── ENTRIES ──

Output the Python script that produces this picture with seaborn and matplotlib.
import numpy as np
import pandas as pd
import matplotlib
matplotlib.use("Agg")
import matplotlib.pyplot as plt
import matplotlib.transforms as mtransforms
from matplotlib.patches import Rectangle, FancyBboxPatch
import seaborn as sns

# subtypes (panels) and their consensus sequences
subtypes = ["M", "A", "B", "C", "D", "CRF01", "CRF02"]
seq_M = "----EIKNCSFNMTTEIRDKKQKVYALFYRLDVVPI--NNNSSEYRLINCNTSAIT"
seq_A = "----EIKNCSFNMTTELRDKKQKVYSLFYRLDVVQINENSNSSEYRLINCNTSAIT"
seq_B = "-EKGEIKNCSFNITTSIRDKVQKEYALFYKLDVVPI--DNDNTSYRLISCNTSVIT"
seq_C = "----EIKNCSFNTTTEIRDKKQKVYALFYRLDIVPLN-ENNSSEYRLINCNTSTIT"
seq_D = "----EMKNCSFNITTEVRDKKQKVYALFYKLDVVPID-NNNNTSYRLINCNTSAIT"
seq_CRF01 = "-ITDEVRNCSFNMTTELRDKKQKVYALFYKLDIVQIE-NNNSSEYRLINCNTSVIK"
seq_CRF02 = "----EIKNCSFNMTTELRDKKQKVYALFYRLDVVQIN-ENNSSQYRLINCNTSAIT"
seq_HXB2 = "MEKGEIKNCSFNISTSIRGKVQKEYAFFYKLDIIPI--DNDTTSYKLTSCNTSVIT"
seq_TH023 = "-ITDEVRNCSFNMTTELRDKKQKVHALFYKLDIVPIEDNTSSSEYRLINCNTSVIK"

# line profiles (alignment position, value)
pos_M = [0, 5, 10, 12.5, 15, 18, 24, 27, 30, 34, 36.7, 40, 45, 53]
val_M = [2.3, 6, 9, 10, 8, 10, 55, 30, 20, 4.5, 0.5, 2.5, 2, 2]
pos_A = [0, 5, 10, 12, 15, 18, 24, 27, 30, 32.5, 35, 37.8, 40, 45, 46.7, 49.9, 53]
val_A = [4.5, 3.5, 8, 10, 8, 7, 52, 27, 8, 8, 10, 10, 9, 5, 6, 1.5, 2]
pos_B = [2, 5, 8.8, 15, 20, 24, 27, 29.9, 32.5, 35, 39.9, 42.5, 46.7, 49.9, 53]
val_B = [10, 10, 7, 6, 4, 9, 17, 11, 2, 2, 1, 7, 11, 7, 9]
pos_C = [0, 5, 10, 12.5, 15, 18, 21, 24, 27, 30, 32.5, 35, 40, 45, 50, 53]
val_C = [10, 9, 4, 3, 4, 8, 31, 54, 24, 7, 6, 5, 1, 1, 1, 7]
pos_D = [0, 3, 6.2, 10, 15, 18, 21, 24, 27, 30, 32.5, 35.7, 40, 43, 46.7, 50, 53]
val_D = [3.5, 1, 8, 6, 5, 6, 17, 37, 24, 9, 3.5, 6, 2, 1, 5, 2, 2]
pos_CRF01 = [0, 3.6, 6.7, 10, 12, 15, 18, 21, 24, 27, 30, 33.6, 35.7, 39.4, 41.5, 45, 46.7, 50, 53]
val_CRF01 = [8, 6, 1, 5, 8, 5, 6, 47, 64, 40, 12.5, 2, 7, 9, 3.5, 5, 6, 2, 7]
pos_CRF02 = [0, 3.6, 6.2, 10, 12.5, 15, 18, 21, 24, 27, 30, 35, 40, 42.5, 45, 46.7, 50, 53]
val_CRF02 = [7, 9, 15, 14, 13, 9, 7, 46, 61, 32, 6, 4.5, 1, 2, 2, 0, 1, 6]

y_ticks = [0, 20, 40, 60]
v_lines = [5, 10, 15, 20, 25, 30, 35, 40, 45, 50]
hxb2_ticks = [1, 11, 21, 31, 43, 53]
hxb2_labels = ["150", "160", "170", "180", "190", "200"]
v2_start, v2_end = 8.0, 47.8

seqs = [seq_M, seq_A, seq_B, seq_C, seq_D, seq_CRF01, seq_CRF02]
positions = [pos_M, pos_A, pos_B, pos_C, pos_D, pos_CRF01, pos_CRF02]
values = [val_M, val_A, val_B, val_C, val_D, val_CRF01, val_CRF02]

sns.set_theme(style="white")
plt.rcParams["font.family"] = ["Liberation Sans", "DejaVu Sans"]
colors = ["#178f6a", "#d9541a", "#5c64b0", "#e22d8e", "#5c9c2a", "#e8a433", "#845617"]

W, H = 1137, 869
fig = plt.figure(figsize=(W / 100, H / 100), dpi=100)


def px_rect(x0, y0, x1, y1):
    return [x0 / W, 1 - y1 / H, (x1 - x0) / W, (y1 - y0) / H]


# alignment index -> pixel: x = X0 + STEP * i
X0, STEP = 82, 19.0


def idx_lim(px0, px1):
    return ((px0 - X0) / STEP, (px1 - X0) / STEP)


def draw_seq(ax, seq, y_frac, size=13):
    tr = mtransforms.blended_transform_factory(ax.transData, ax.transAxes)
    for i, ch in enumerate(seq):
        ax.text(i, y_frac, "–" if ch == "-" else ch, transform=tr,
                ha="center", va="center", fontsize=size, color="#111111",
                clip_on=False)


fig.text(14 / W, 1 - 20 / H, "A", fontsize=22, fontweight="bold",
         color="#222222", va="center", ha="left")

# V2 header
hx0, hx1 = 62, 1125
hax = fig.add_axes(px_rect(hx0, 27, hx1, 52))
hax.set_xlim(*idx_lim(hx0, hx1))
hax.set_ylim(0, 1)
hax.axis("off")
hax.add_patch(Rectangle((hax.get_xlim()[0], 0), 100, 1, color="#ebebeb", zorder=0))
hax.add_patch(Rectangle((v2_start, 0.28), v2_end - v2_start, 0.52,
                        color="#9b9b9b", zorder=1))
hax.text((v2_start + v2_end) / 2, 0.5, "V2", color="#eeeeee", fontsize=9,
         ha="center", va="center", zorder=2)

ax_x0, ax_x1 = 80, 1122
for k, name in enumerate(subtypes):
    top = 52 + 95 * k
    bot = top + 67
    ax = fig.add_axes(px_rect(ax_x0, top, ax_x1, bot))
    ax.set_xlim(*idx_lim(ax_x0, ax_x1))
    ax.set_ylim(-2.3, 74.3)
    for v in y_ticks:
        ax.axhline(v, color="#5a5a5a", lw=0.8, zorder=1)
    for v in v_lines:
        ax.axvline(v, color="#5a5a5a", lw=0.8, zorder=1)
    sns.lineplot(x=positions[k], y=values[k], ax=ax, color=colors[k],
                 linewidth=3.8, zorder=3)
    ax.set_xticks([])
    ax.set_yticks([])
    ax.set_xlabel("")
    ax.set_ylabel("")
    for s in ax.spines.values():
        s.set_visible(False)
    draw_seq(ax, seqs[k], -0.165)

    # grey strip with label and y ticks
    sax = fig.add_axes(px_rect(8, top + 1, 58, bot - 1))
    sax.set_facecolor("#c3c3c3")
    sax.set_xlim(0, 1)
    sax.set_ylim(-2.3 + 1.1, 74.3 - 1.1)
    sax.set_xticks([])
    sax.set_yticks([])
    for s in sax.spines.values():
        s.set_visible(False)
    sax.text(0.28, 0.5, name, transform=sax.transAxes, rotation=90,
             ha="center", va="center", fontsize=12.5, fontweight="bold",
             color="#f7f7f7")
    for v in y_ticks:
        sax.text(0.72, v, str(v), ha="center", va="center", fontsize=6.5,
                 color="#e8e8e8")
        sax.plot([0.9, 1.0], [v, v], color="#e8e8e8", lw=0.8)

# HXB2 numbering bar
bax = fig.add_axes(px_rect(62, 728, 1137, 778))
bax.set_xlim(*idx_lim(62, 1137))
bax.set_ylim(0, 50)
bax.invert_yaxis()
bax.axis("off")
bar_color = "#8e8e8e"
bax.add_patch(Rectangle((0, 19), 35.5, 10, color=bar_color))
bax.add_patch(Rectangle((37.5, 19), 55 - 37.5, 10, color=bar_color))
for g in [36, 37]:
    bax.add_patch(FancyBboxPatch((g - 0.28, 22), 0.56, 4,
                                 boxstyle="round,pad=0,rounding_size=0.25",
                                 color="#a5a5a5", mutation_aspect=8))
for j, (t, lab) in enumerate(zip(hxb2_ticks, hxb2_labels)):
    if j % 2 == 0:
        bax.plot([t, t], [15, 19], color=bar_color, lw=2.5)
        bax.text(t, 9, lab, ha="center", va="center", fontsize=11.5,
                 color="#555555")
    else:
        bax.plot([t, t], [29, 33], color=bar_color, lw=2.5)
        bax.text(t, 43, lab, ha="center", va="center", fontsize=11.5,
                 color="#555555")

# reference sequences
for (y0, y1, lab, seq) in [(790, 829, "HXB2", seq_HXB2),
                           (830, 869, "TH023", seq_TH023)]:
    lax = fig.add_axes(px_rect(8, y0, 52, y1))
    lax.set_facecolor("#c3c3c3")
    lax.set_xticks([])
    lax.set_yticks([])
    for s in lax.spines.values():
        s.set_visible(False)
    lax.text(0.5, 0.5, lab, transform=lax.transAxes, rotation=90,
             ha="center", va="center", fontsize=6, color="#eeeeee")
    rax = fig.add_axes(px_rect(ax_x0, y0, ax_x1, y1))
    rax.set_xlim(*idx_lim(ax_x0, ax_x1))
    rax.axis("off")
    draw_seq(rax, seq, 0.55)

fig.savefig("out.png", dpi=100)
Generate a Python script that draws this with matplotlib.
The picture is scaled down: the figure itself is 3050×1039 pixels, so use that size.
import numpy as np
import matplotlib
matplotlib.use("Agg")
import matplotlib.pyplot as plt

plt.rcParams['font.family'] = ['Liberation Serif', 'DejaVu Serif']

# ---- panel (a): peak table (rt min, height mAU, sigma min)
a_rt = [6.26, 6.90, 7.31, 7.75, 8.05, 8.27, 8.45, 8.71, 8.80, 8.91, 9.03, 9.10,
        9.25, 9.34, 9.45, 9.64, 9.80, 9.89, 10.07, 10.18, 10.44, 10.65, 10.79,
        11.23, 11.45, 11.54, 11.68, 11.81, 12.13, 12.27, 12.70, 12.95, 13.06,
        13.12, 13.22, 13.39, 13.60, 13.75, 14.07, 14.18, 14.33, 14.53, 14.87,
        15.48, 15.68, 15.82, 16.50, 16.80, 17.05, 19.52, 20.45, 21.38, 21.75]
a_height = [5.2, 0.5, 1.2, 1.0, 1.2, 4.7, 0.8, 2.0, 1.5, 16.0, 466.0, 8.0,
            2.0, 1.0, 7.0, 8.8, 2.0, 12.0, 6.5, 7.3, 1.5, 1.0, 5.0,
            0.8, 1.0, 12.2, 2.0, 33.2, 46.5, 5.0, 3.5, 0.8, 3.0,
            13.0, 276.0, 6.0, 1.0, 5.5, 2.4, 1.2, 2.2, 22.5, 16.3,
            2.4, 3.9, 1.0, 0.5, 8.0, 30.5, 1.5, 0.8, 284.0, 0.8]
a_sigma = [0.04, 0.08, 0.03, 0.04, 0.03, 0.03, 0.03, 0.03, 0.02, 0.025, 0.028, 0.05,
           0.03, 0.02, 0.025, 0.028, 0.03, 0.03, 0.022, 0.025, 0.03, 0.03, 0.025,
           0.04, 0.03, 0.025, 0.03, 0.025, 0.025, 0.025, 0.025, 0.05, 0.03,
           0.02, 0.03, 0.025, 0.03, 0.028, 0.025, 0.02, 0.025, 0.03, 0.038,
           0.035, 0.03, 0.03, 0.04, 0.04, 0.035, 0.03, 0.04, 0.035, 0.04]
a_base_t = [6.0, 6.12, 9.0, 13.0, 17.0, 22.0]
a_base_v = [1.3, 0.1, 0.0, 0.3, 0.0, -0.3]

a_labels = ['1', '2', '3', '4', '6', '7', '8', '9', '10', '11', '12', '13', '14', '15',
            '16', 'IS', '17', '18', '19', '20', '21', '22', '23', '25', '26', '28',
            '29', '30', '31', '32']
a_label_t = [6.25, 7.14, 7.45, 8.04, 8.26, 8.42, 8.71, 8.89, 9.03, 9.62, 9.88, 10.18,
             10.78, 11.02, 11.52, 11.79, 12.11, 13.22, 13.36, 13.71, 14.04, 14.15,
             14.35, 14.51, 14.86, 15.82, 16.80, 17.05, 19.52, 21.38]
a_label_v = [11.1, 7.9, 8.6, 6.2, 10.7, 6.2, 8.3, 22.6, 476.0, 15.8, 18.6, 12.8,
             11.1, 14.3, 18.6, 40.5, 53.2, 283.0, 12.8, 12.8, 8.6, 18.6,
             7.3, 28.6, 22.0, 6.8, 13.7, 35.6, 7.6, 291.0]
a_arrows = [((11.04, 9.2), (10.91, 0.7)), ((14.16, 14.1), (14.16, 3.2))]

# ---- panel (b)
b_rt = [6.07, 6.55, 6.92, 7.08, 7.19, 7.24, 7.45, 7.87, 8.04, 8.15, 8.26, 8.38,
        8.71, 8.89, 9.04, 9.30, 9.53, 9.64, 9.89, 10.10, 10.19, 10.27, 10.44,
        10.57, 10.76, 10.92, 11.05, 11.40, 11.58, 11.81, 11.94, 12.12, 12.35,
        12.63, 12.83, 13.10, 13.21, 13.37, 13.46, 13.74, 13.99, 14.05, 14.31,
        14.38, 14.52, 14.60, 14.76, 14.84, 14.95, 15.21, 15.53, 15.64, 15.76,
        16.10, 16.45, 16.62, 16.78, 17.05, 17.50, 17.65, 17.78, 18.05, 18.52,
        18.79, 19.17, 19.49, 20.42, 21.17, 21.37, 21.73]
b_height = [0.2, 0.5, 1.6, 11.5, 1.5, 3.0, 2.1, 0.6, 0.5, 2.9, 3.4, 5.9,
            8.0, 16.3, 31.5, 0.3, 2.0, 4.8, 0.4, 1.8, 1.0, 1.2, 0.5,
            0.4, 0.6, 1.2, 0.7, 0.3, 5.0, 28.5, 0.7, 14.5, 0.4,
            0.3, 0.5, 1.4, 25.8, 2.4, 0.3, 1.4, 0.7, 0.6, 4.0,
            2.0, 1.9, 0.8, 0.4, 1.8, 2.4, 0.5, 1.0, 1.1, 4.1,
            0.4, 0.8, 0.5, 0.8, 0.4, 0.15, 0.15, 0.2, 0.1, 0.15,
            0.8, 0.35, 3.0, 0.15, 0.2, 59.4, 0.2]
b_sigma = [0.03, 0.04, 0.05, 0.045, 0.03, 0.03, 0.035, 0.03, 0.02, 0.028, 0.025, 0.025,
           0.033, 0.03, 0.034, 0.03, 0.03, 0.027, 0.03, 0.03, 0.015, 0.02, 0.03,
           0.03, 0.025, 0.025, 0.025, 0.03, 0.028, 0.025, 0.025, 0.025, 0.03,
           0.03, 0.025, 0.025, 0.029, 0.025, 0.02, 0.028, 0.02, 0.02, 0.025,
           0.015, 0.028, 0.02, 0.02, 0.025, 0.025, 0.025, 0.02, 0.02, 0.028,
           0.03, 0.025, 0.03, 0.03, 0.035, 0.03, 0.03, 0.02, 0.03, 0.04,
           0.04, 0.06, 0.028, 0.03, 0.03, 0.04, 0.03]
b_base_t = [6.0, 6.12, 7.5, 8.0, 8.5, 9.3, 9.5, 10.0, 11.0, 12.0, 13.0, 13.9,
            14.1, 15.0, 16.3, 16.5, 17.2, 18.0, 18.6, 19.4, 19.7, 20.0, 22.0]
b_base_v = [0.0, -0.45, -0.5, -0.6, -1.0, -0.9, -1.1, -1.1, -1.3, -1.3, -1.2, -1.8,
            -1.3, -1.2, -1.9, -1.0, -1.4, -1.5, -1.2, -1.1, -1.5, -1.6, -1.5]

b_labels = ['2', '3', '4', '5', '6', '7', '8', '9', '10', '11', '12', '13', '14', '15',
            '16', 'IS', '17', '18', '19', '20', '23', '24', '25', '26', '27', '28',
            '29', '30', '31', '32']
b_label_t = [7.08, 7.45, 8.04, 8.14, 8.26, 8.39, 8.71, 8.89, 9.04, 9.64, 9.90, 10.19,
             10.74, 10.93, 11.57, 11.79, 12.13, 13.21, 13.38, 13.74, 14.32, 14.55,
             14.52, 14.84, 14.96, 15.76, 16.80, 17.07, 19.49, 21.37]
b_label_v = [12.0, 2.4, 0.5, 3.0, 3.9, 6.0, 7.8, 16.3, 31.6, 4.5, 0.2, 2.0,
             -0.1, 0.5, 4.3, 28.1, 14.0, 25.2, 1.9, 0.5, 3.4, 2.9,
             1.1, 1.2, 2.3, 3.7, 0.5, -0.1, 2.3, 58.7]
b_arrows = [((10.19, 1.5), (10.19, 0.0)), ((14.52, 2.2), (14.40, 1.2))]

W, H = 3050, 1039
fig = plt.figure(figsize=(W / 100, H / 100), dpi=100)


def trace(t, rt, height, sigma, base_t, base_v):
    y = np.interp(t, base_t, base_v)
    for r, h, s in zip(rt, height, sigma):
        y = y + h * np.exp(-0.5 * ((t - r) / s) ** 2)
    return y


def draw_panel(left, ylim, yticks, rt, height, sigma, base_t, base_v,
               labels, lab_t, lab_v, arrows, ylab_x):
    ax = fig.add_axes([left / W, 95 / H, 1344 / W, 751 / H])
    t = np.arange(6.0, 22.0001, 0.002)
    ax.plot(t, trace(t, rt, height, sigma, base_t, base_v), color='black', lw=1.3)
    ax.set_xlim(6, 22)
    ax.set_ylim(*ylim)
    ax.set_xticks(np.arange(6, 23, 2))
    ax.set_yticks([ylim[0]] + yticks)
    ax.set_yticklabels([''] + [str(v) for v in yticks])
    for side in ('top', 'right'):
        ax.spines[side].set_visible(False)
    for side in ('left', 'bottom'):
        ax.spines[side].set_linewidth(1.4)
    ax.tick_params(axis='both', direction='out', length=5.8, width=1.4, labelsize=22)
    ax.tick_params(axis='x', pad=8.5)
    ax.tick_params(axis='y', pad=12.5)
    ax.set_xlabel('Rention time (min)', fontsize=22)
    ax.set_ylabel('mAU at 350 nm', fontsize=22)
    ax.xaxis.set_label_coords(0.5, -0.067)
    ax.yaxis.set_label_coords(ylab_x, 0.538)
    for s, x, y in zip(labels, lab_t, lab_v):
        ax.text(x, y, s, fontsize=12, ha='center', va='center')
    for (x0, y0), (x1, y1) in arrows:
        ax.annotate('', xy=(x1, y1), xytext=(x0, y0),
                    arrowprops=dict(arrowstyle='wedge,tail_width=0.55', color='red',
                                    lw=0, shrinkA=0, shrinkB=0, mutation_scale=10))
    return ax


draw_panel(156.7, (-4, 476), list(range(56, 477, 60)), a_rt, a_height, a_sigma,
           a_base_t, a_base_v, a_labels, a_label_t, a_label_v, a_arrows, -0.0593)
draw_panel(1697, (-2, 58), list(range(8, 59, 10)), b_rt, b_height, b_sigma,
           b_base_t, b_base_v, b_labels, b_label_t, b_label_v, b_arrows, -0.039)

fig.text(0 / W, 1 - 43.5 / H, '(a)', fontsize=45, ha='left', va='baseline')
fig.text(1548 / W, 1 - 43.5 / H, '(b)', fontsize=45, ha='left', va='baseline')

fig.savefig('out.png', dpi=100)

───

# EXERCISE TASK
Repeat the span of lines that opens with the line holding "Generate a Python" and closes with the line holding "plt.rcParams['font.family'] = ['Liberation", exactly as it stands.

# RIGHT ANSWER
Generate a Python script that draws this with matplotlib.
The picture is scaled down: the figure itself is 3050×1039 pixels, so use that size.
import numpy as np
import matplotlib
matplotlib.use("Agg")
import matplotlib.pyplot as plt

plt.rcParams['font.family'] = ['Liberation Serif', 'DejaVu Serif']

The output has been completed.